I think we’re also going to need some language that captures the hermeneutic playfulness associated with literary interpretation. A language that presents literary quantities, their affective properties, while garnering a sense that we’re still operating on an anecdotal register. The problem of solely using the terms of computer, social, or cognitive science is that there is still a very real sense that their quantification are far removed from individual impressions. That’s not to say that these fields successfully achieve objectivity. Just that their use of numbers, for various reasons, still feel “distant” from individual perception. But where can we find a language that negotiates quantitative and social information while maintaining an interpretative anecdotal decorum?

This is where I lose you, I think we might find that language in the realm of gambling and, more specifically, poker. This is, after all, a game where players must make persuasive choices by handling social and quantitative forms of evidence while being cognizant of their own personal engagement with that evidence. And there is a robust vocabulary for navigating that evidence (character ranges, positional awareness, etc.).
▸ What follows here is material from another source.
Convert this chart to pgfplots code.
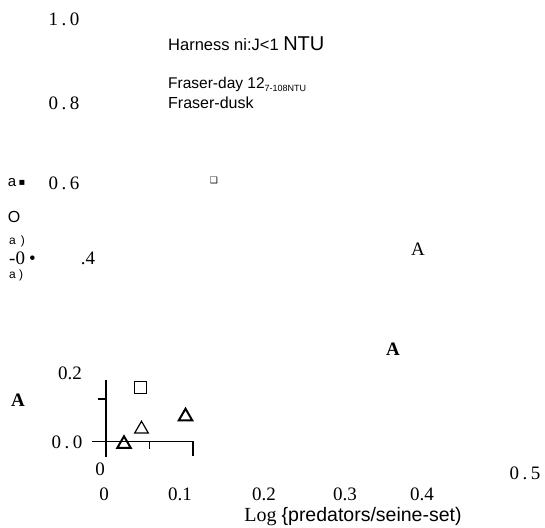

But the language for handling these different forms of evidence do not elevate the practice into an objective science, as they are still situated within an anecdotal context (you are, after all, making calculated, yet impressionistic gambles). I get that, in this metaphor, literary interpretation involves adopting a gambling hermeneutic. But I’m insanely curious, what would it look like if we treated literary interpretation as a series of calculated wagers, and the calculations were based on both social and quantitative forms of evidence? Throughout its history, the discipline of literary studies has transformed itself by imagining its scholars as detectives, historians, psychoanalysts, activists, environmentalists, etc. And with each role-play our perception of reading has adjusted slightly. How does reading change if we were gamblers in addition to our existing roles?